Monday, January 10, 2011

Paper Doll Christian

Series: Love


Matt. 22: 37-40 Jesus replied: “‘Love the Lord your God with all your heart and with all your soul and with all your mind.’ This is the first and greatest commandment. And the second is like it: ‘Love your neighbor as yourself.’ All the Law and the Prophets hang on these two commandments.”

This story below happened not long ago to a friend of mine. In her words:

"Something happened in church yesterday that really shook my world. I'm reasonably certain it was meant just for me, but now it has me wondering what to do next.

Here's what happened: Our "regular" pew was full, so we circled around and sat on the far right half way back which is the first "God thing" that happened. After the first couple of songs, a young pregnant girl with 2 little babies, one holding her hand and the other on her hip came in looking for a seat. She went to the empty pew in front of us and tapped the lady on the shoulder so that she and her babies could slip into that spot. The lady shook her head "no" and indicated that she was saving that spot for someone else. The girl smiled, turned around and walked out of the auditorium with her babies in tow. I looked over at Dusty and whispered "I'm giving her our seat, get up!" I ran out into the foyer and told her to come back and take our pew, PLEASE! The look in her eyes said everything I knew she was feeling because I have been that girl. My efforts were too little, too late. She said "No, thank you. I'll find somewhere else...maybe the balcony." I saw the tears in her eyes. I went and sat down and could think of nothing else during the rest of the service.

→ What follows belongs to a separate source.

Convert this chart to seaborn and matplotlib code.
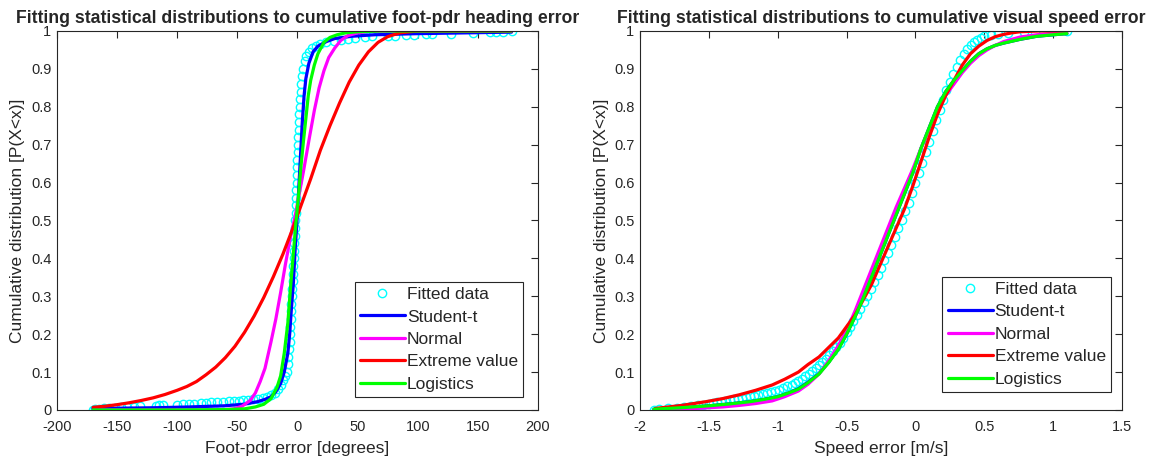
import numpy as np
import pandas as pd
import matplotlib
matplotlib.use('Agg')
import matplotlib.pyplot as plt
import seaborn as sns

# ---- left panel: foot-pdr heading error [degrees] ----
pdr_data_x = [-170, -168, -165, -161, -157, -152, -147, -142, -136, -131, -118, -115, -112, -100,
              -95, -90, -86, -80, -76, -72, -67, -62, -57, -53, -49, -45, -41, -37, -33, -29,
              -25, -22, -19, -16, -14, -12, -10,
              -9, -8, -7.5, -7, -6.5, -6, -5.8, -5.5, -5.2, -5, -4.7, -4.4, -4.1, -3.8, -3.5,
              -3.2, -3, -2.7, -2.4, -2.1, -1.8, -1.5, -1.3, -1.1, -0.9, -0.7, -0.5, -0.3, -0.1,
              0.1, 0.3, 0.6, 0.9, 1.2, 1.5, 1.9, 2.3, 2.8, 3.3, 4, 4.8, 6, 7.5, 9.5,
              12, 15, 19, 24, 30, 36, 42, 48,
              56, 62, 75, 81, 90, 97, 107, 112, 128, 146, 160, 165, 171, 178]
pdr_data_y = [0.0, 0.002, 0.003, 0.004, 0.005, 0.006, 0.007, 0.008, 0.009, 0.010, 0.011, 0.012, 0.013, 0.014,
              0.015, 0.016, 0.017, 0.018, 0.019, 0.02, 0.021, 0.022, 0.023, 0.024, 0.025, 0.026, 0.027, 0.028, 0.03, 0.032,
              0.035, 0.04, 0.045, 0.055, 0.065, 0.08, 0.09,
              0.10, 0.12, 0.14, 0.16, 0.18, 0.20, 0.22, 0.24, 0.26, 0.28, 0.30, 0.32, 0.34, 0.36, 0.38,
              0.40, 0.42, 0.44, 0.46, 0.48, 0.50, 0.52, 0.54, 0.56, 0.58, 0.60, 0.62, 0.64, 0.66,
              0.68, 0.70, 0.72, 0.74, 0.76, 0.78, 0.80, 0.82, 0.84, 0.86, 0.88, 0.90, 0.92, 0.935, 0.945,
              0.955, 0.96, 0.965, 0.97, 0.974, 0.977, 0.98, 0.982,
              0.985, 0.986, 0.987, 0.988, 0.989, 0.99, 0.991, 0.992, 0.993, 0.995, 0.996, 0.997, 0.998, 1.0]

pdr_t_x = [-170, -140, -117, -90, -61, -45, -33, -27, -22, -18, -14, -11, -8, -6.5, -5, -3.5, -2, -1, 0,
           1, 2, 3, 4, 5.5, 7, 9.5, 13, 17, 24, 31, 45, 64, 100, 140, 178]
pdr_t_y = [0.004, 0.005, 0.006, 0.008, 0.011, 0.015, 0.022, 0.028, 0.035, 0.048, 0.07, 0.10, 0.15, 0.20,
           0.27, 0.33, 0.42, 0.47, 0.52, 0.58, 0.64, 0.70, 0.76, 0.83, 0.875, 0.915, 0.945, 0.96, 0.972,
           0.98, 0.986, 0.99, 0.993, 0.995, 0.997]

pdr_norm_x = [-170, -80, -60, -53, -46, -39, -35, -31, -27, -22, -18, -14, -10, -5.6, -2, 0, 5, 10, 14,
              18, 22, 26, 31, 36, 42, 50, 60, 80, 178]
pdr_norm_y = [0.0, 0.0, 0.001, 0.003, 0.01, 0.026, 0.045, 0.075, 0.11, 0.18, 0.24, 0.31, 0.385, 0.46,
              0.51, 0.545, 0.63, 0.72, 0.79, 0.85, 0.895, 0.93, 0.955, 0.975, 0.988, 0.995, 0.999, 1.0, 1.0]

pdr_ev_x = [-170, -160, -150, -140, -130, -120, -110, -100, -92, -84, -76, -68, -60, -52, -44, -36,
            -28, -20, -12, -4, 3, 11, 19, 27, 35, 43, 51, 59, 67, 75, 85, 100, 178]
pdr_ev_y = [0.007, 0.010, 0.014, 0.019, 0.025, 0.032, 0.041, 0.052, 0.062, 0.075, 0.093, 0.113,
            0.138, 0.168, 0.205, 0.248, 0.297, 0.352, 0.412, 0.478, 0.54, 0.61, 0.685, 0.75, 0.81,
            0.865, 0.91, 0.945, 0.97, 0.985, 0.995, 1.0, 1.0]

pdr_logi_x = [-170, -100, -60, -44, -35, -28, -22, -17, -14, -11, -8, -5.6, -3.5, -1.4, 1, 2.8, 5, 7,
              9, 11, 14, 17, 22, 27, 33, 40, 50, 70, 178]
pdr_logi_y = [0.0, 0.0, 0.001, 0.003, 0.008, 0.015, 0.03, 0.06, 0.09, 0.15, 0.23, 0.33, 0.41, 0.49,
              0.57, 0.64, 0.71, 0.77, 0.83, 0.87, 0.91, 0.94, 0.97, 0.983, 0.99, 0.995, 0.998, 1.0, 1.0]

# ---- right panel: visual speed error [m/s] ----
spd_data_x = [-1.90, -1.86, -1.80, -1.73, -1.68, -1.63, -1.58, -1.54, -1.50, -1.47, -1.44, -1.41,
              -1.38, -1.35, -1.32, -1.29, -1.26, -1.23, -1.20, -1.17, -1.14, -1.11, -1.08, -1.05,
              -1.02, -0.99, -0.96, -0.93, -0.90, -0.875, -0.85, -0.825, -0.80, -0.775, -0.75,
              -0.725, -0.70, -0.675, -0.65, -0.625, -0.60, -0.575, -0.55, -0.525, -0.50, -0.475,
              -0.45, -0.425, -0.40, -0.375, -0.35, -0.325, -0.30, -0.275, -0.25, -0.225, -0.20,
              -0.175, -0.15, -0.125, -0.10, -0.075, -0.05, -0.025, 0.00, 0.025, 0.05, 0.075, 0.10,
              0.125, 0.15, 0.175, 0.20, 0.225, 0.25, 0.275, 0.30, 0.325, 0.35, 0.375, 0.40, 0.425,
              0.45, 0.475, 0.50, 0.55, 0.60, 0.67, 0.79, 0.87, 0.99, 1.10]
spd_data_y = [0.000, 0.002, 0.004, 0.006, 0.008, 0.010, 0.012, 0.014, 0.016, 0.018, 0.020, 0.022,
              0.024, 0.026, 0.028, 0.030, 0.032, 0.034, 0.036, 0.038, 0.040, 0.042, 0.045, 0.048,
              0.051, 0.054, 0.058, 0.062, 0.067, 0.072, 0.077, 0.083, 0.089, 0.096, 0.103,
              0.110, 0.118, 0.126, 0.135, 0.145, 0.155, 0.166, 0.178, 0.191, 0.205, 0.220,
              0.235, 0.251, 0.267, 0.284, 0.301, 0.319, 0.337, 0.356, 0.375, 0.395, 0.415,
              0.436, 0.457, 0.479, 0.501, 0.524, 0.547, 0.572, 0.598, 0.625, 0.652, 0.680, 0.708,
              0.737, 0.765, 0.792, 0.818, 0.843, 0.866, 0.887, 0.906, 0.924, 0.940, 0.953, 0.963, 0.971,
              0.977, 0.982, 0.986, 0.989, 0.992, 0.995, 0.997, 0.998, 0.999, 1.000]

spd_logi_x = [-1.9, -1.7, -1.5, -1.35, -1.2, -1.1, -1.0, -0.92, -0.85, -0.78, -0.70, -0.63, -0.56,
              -0.50, -0.44, -0.38, -0.32, -0.26, -0.20, -0.14, -0.08, -0.02, 0.04, 0.10, 0.16, 0.22,
              0.28, 0.34, 0.40, 0.46, 0.52, 0.58, 0.64, 0.76, 0.88, 1.0, 1.10]
spd_logi_y = [0.002, 0.006, 0.011, 0.016, 0.022, 0.028, 0.035, 0.045, 0.055, 0.072, 0.095, 0.125,
              0.16, 0.2, 0.245, 0.295, 0.35, 0.405, 0.46, 0.515, 0.57, 0.625, 0.69, 0.745, 0.80,
              0.84, 0.87, 0.895, 0.92, 0.94, 0.953, 0.962, 0.968, 0.978, 0.986, 0.99, 0.993]
spd_t_x = spd_logi_x
spd_t_y = [0.002, 0.006, 0.011, 0.016, 0.022, 0.028, 0.035, 0.045, 0.056, 0.073, 0.096, 0.126,
           0.161, 0.2, 0.245, 0.295, 0.35, 0.405, 0.46, 0.515, 0.57, 0.625, 0.69, 0.745, 0.80,
           0.84, 0.87, 0.896, 0.92, 0.94, 0.953, 0.962, 0.968, 0.978, 0.986, 0.99, 0.993]

spd_norm_x = [-1.9, -1.6, -1.4, -1.28, -1.16, -1.04, -0.95, -0.85, -0.78, -0.70, -0.63, -0.56, -0.50,
              -0.44, -0.38, -0.32, -0.26, -0.20, -0.14, -0.08, -0.02, 0.04, 0.10, 0.16, 0.22, 0.28,
              0.34, 0.40, 0.46, 0.52, 0.58, 0.64, 0.76, 0.88, 1.0, 1.10]
spd_norm_y = [0.0, 0.004, 0.008, 0.012, 0.017, 0.024, 0.035, 0.05, 0.068, 0.095, 0.13, 0.17, 0.21,
              0.26, 0.315, 0.37, 0.425, 0.48, 0.535, 0.585, 0.635, 0.69, 0.74, 0.79, 0.83, 0.86,
              0.89, 0.915, 0.935, 0.95, 0.962, 0.972, 0.984, 0.99, 0.994, 0.997]

spd_ev_x = [-1.89, -1.7, -1.52, -1.4, -1.28, -1.16, -1.04, -0.95, -0.85, -0.78, -0.70, -0.63, -0.56,
            -0.50, -0.44, -0.38, -0.32, -0.26, -0.20, -0.14, -0.08, -0.02, 0.04, 0.10, 0.16, 0.22,
            0.28, 0.34, 0.40, 0.46, 0.52, 0.58, 0.64, 0.70, 0.76, 0.9, 1.10]
spd_ev_y = [0.004, 0.012, 0.022, 0.03, 0.04, 0.052, 0.066, 0.081, 0.10, 0.12, 0.14, 0.165, 0.19,
            0.22, 0.25, 0.29, 0.33, 0.38, 0.43, 0.48, 0.53, 0.59, 0.655, 0.72, 0.78, 0.83, 0.87,
            0.91, 0.94, 0.96, 0.975, 0.985, 0.991, 0.995, 0.998, 1.0, 1.0]

legend_labels = ['Fitted data', 'Student-t', 'Normal', 'Extreme value', 'Logistics']
panel_titles = ['Fitting statistical distributions to cumulative foot-pdr heading error',
                'Fitting statistical distributions to cumulative visual speed error']
x_labels = ['Foot-pdr error [degrees]', 'Speed error [m/s]']
y_label = 'Cumulative distribution [P(X<x)]'
x_ticks = [[-200, -150, -100, -50, 0, 50, 100, 150, 200],
           [-2, -1.5, -1, -0.5, 0, 0.5, 1, 1.5]]
x_ticklabels = [['-200', '-150', '-100', '-50', '0', '50', '100', '150', '200'],
                ['-2', '-1.5', '-1', '-0.5', '0', '0.5', '1', '1.5']]
y_ticks = [0, 0.1, 0.2, 0.3, 0.4, 0.5, 0.6, 0.7, 0.8, 0.9, 1]
y_ticklabels = ['0', '0.1', '0.2', '0.3', '0.4', '0.5', '0.6', '0.7', '0.8', '0.9', '1']

sns.set_theme(style='white')
plt.rcParams['font.family'] = ['Liberation Sans', 'DejaVu Sans']

fig = plt.figure(figsize=(11.53, 4.59), dpi=100)
ax1 = fig.add_axes([0.0494, 0.1068, 0.4172, 0.8257])
ax2 = fig.add_axes([0.5551, 0.1068, 0.4180, 0.8257])

colors = {'Student-t': '#0000ff', 'Normal': '#ff00ff', 'Extreme value': '#ff0000', 'Logistics': '#00ff00'}

panels = [
    (ax1, (pdr_data_x, pdr_data_y), [(pdr_t_x, pdr_t_y), (pdr_norm_x, pdr_norm_y),
                                     (pdr_ev_x, pdr_ev_y), (pdr_logi_x, pdr_logi_y)], (-200, 200),
     (0.969, 0.034)),
    (ax2, (spd_data_x, spd_data_y), [(spd_t_x, spd_t_y), (spd_norm_x, spd_norm_y),
                                     (spd_ev_x, spd_ev_y), (spd_logi_x, spd_logi_y)], (-2, 1.5),
     (0.977, 0.0475)),
]

for i, (ax, data, curves, xlim, leg_anchor) in enumerate(panels):
    sns.lineplot(x=data[0], y=data[1], ax=ax, sort=False, estimator=None,
                 linestyle='none', marker='o', markersize=6, markerfacecolor='none',
                 markeredgecolor='#00ffff', markeredgewidth=1.0, label=legend_labels[0])
    for name, (cx, cy) in zip(legend_labels[1:], curves):
        sns.lineplot(x=cx, y=cy, ax=ax, sort=False, estimator=None,
                     color=colors[name], linewidth=2.3, label=name)
    ax.set_xlim(*xlim)
    ax.set_ylim(0, 1)
    ax.set_xticks(x_ticks[i])
    ax.set_xticklabels(x_ticklabels[i])
    ax.set_yticks(y_ticks)
    ax.set_yticklabels(y_ticklabels)
    ax.tick_params(direction='in', length=5, width=0.8, top=True, right=True,
                   labelsize=10.5, colors='#262626')
    ax.tick_params(axis='x', pad=7)
    ax.tick_params(axis='y', pad=4)
    for s in ax.spines.values():
        s.set_color('#262626')
        s.set_linewidth(0.8)
    ax.set_xlabel(x_labels[i], fontsize=12.5, color='#262626', labelpad=5)
    ax.set_ylabel(y_label, fontsize=12.5, color='#262626', labelpad=4)
    ax.set_title(panel_titles[i], fontsize=12.7, fontweight='bold', pad=6)
    leg = ax.legend(loc='lower right', bbox_to_anchor=leg_anchor,
                    fontsize=12.5, frameon=True, fancybox=False, handlelength=2.6,
                    handletextpad=0.1, labelspacing=0.42, borderpad=0.3, borderaxespad=0.0)
    leg.get_frame().set_edgecolor('#262626')
    leg.get_frame().set_linewidth(0.8)
    leg.get_frame().set_alpha(1)

fig.savefig('out.png', dpi=100)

This morning, I'm thinking about other things that have transpired in my life this week, which of course are not accidental or coincidental, and I'm wondering, "Why do we PLAY church?" I don't want to be a paper-doll Christian and I'm looking for some answers. I cannot believe I sat there and let that happen right in front of me. God is shaking me by the shoulders and telling me I'm too comfortable."

Please pray for me as I listen and change.I don't think that the lady was being mean or unfeeling on purpose. I am sure she just was not thinking about anything but who she was saving the seat for. As my friend said above we are just too comfortable. God asks us to love Him above all else with our hearts and souls and minds. He then says we are to love other people just as much as we love ourselves. The problem is, we think about ourselves all of the time instead of thinking of other people. Everything we do is for our own comfort. Loving is hard and can be messy and time consuming. We can't be paper doll Christians. We are called to actually get into peoples lives and out of our comfort zones.

I ask myself, "How can I have the mind of Christ and the eyes of God so that I will not miss opportunities to love other people that He is putting right under my nose?" The first thing that comes to mind if I am trying to have the mind of Christ is that I have to stay in His Word. I must lay it on my heart so that my first reaction is not a selfish one but a prompting from God. I don't want to pass on to my children how to live a comfortable, self seeking life but how to live a life expecting and being excited about who God is going to let us touch for Him everyday. I want to wake up thinking with a spiritual mind and seeing with God's eyes and having the mindset of Christ.

Father God, please help us to love other people MORE than we love ourselves. Help us to see with Your eyes and to lay Your Word on our hearts so that we can respond in everyday happenings with Your heart in our actions and words. Help us not to save seats to the hurt of other people and help us not to be paper doll Christians but to be alive and loving and seeking to serve those that need Your love. Help us to be so full of Your word and love that we cannot keep it from flowing out of our mouths and our actions and please keep WAKING us up to ways we can love better for You. In Jesus name, amen.